Jakarta, Suarabersama.com – Pagar laut sepanjang 30,16 kilometer di perairan Kabupaten Tangerang, Banten, terus menjadi perhatian publik. Kementerian Kelautan dan Perikanan (KKP) telah menyegel pagar tersebut Pada Kamis (9/1/2025). Namun, hingga kini, belum ada pihak yang mengakui tanggung jawab atas proyek itu. KKP memberikan tenggat waktu 20 hari bagi pemilik untuk membongkar pagar tersebut, atau pihak berwenang akan mengambil tindakan tegas. Spekulasi mengenai siapa yang bertanggung jawab atas pembangunan pagar laut ini terus berkembang. Sejumlah pihak telah disebut-sebut sebagai dalang proyek ini, namun semuanya masih menjadi tanda tanya besar.
1. Selebriti Terkenal
Seorang nelayan bernama Heru dari Pulau Cangkir, Kecamatan Kronjo, mengungkapkan bahwa seorang selebriti yang sedang booming menjadi dalang di balik proyek ini. Meski enggan menyebut nama, Heru menyatakan bahwa banyak warga setempat mengetahui siapa sosok tersebut.
“Anak kecil juga tahu dalangnya. Yang jelas, semua orang pasti tahu,” ujar Heru.
Namun, Heru juga menyampaikan kekecewaannya karena tidak ada sosialisasi terkait pembangunan pagar laut tersebut, yang telah mengganggu aktivitas para nelayan.
2. Bos PIK 2
Nama Aguan, pendiri PT Agung Sedayu Group, juga muncul dalam spekulasi ini. Ia disebut-sebut terlibat dalam proyek pagar laut oleh sejumlah nelayan. Namun, kuasa hukum Pantai Indah Kapuk 2 (PIK 2) membantah tudingan ini, menegaskan bahwa proyek tersebut tidak berada di kawasan PIK 2 ataupun bagian dari proyek strategis nasional (PSN).

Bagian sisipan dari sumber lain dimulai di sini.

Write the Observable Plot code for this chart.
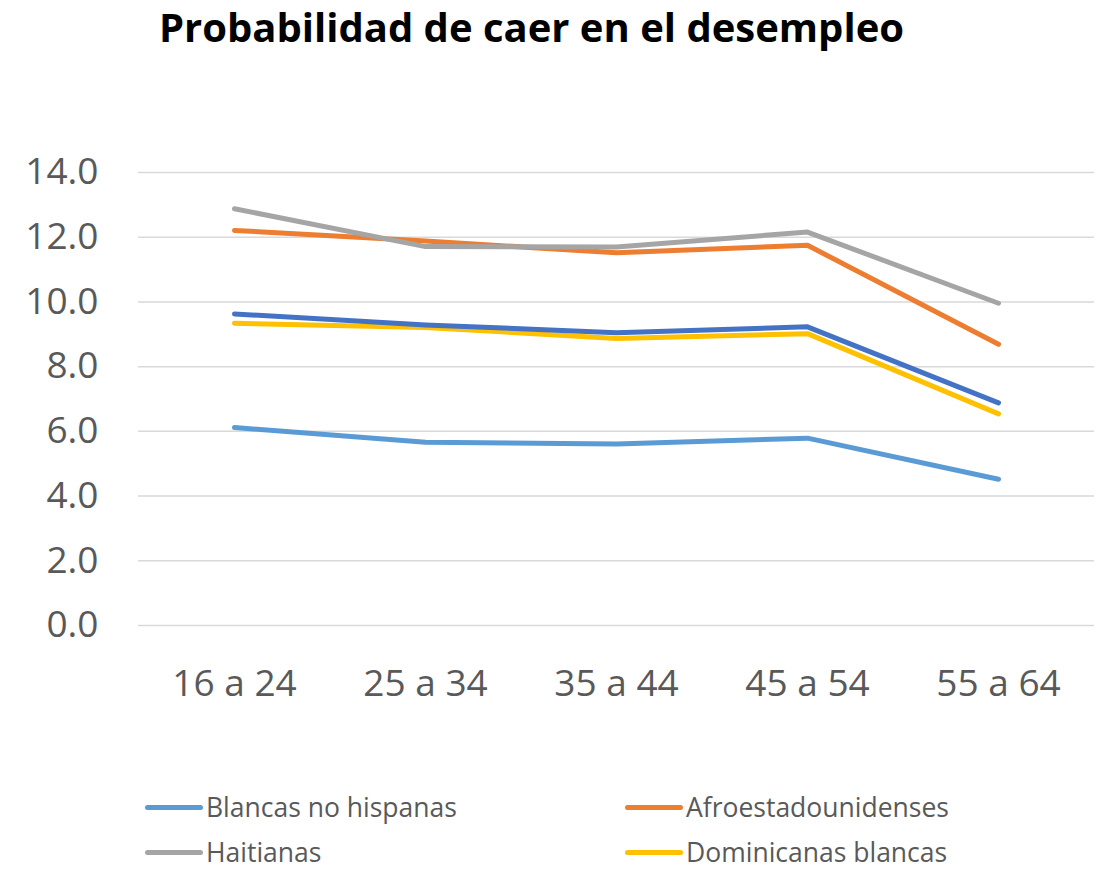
<!DOCTYPE html>
<html>
<head>
<meta charset="utf-8">
<script src="https://cdn.jsdelivr.net/npm/d3@7"></script>
<script src="https://cdn.jsdelivr.net/npm/@observablehq/plot@0.6"></script>
<style>
  html, body { margin: 0; padding: 0; background: #fff; }
  #wrap { position: relative; width: 1104px; height: 872px; overflow: hidden; font-family: "Open Sans", sans-serif; }
  #title { position: absolute; left: 0; width: 1063px; top: 1px; text-align: center; font-weight: 700; font-size: 40px; color: #000; line-height: 52px; }
  #chart { position: absolute; left: 0; top: 0; }
  .leg { position: absolute; display: flex; align-items: center; font-size: 26.5px; color: #595959; white-space: nowrap; height: 28px; line-height: 28px; }
  .leg .sw { width: 58px; height: 5px; border-radius: 3px; margin-right: 3px; }
</style>
</head>
<body>
<div id="wrap">
  <div id="chart"></div>
  <div id="title">Probabilidad de caer en el desempleo</div>
  <div id="legend"></div>
</div>
<script>
const categories = ["16 a 24", "25 a 34", "35 a 44", "45 a 54", "55 a 64"];
const seriesNames = ["Blancas no hispanas", "Afroestadounidenses", "Haitianas", "Dominicanas blancas", "Serie 5"];
const seriesColors = ["#5B9BD5", "#ED7D31", "#A5A5A5", "#FFC000", "#4472C4"];
const blancasNoHispanas = [6.12, 5.66, 5.61, 5.79, 4.52];
const afroestadounidenses = [12.21, 11.88, 11.52, 11.75, 8.69];
const haitianas = [12.88, 11.71, 11.70, 12.16, 9.96];
const dominicanasBlancas = [9.34, 9.21, 8.87, 9.02, 6.54];
const serie5 = [9.63, 9.29, 9.05, 9.23, 6.88];
const yTicks = [0, 2, 4, 6, 8, 10, 12, 14];
const legendNames = ["Blancas no hispanas", "Afroestadounidenses", "Haitianas", "Dominicanas blancas"];

const allSeries = [blancasNoHispanas, afroestadounidenses, haitianas, dominicanasBlancas, serie5];
const rows = [];
allSeries.forEach((vals, si) => {
  vals.forEach((v, i) => rows.push({ serie: seriesNames[si], cat: categories[i], value: v }));
});

const chart = Plot.plot({
  width: 1104,
  height: 872,
  marginTop: 172,
  marginBottom: 247,
  marginLeft: 138,
  marginRight: 10,
  style: { fontFamily: "Open Sans, sans-serif", color: "#595959", background: "transparent", overflow: "visible" },
  x: { type: "point", domain: categories, padding: 0.5 },
  y: { domain: [0, 14] },
  color: { domain: seriesNames, range: seriesColors },
  marks: [
    Plot.gridY(yTicks, { stroke: "#D9D9D9", strokeOpacity: 1, strokeWidth: 1.5 }),
    Plot.axisY(yTicks, { tickSize: 0, tickPadding: 40, tickFormat: d => d.toFixed(1), fontSize: 37, fill: "#595959", label: null }),
    Plot.axisX({ tickSize: 0, tickPadding: 44, fontSize: 37, fill: "#595959", label: null }),
    Plot.line(rows, { x: "cat", y: "value", z: "serie", stroke: "serie", strokeWidth: 5, strokeLinecap: "round", strokeLinejoin: "round" })
  ]
});
document.getElementById("chart").appendChild(chart);

const legendPos = [
  { left: 145, top: 807 }, { left: 625, top: 807 },
  { left: 145, top: 852 }, { left: 625, top: 852 }
];
const legend = document.getElementById("legend");
legendNames.forEach((name, i) => {
  const d = document.createElement("div");
  d.className = "leg";
  d.style.left = legendPos[i].left + "px";
  d.style.top = (legendPos[i].top - 14) + "px";
  const sw = document.createElement("div");
  sw.className = "sw";
  sw.style.background = seriesColors[seriesNames.indexOf(name)];
  const t = document.createElement("span");
  t.textContent = name;
  d.appendChild(sw);
  d.appendChild(t);
  legend.appendChild(d);
});
</script>
</body>
</html>
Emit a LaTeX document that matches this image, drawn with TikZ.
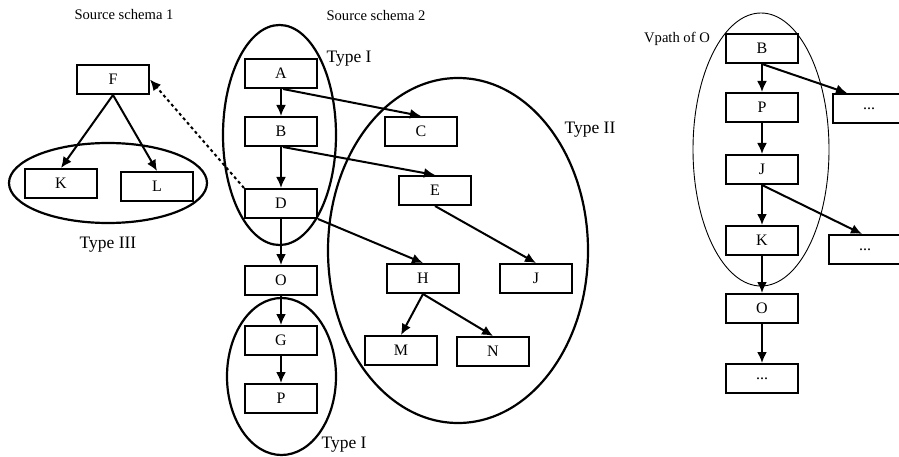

“Bukan pengembang yang pasang, ngapain urusin beginian,” tegas Muannas Alaidid, kuasa hukum PIK 2.
3. Jaringan Rakyat Pantura (JRP)
Versi lain datang dari Jaringan Rakyat Pantura (JRP), yang mengklaim pagar laut tersebut dibangun secara swadaya oleh masyarakat setempat untuk mencegah abrasi, mitigasi bencana tsunami, dan mendukung kegiatan tambak ikan.
“Tanggul ini dibangun sebagai bentuk kepedulian masyarakat terhadap ancaman kerusakan lingkungan,” jelas Koordinator JRP, Sandi Martapraja.
Namun, klaim JRP ini mendapat bantahan keras dari nelayan lain. Kholid, seorang warga setempat, menilai klaim tersebut tidak masuk akal, mengingat besarnya biaya yang diperlukan untuk membangun pagar sepanjang itu.
“Itu nggak masuk akal. Kalau benar swadaya, dari mana uangnya? Itu hanya alasan untuk menutupi sesuatu,” tegas Kholid.
KKP masih menyelidiki siapa yang bertanggung jawab atas pagar laut misterius ini. Jika dalam 20 hari tidak ada pengakuan, pemerintah akan membongkar pagar tersebut. Polemik ini tidak hanya menjadi isu lingkungan, tetapi juga mencerminkan pentingnya transparansi dan koordinasi dalam pemanfaatan ruang laut.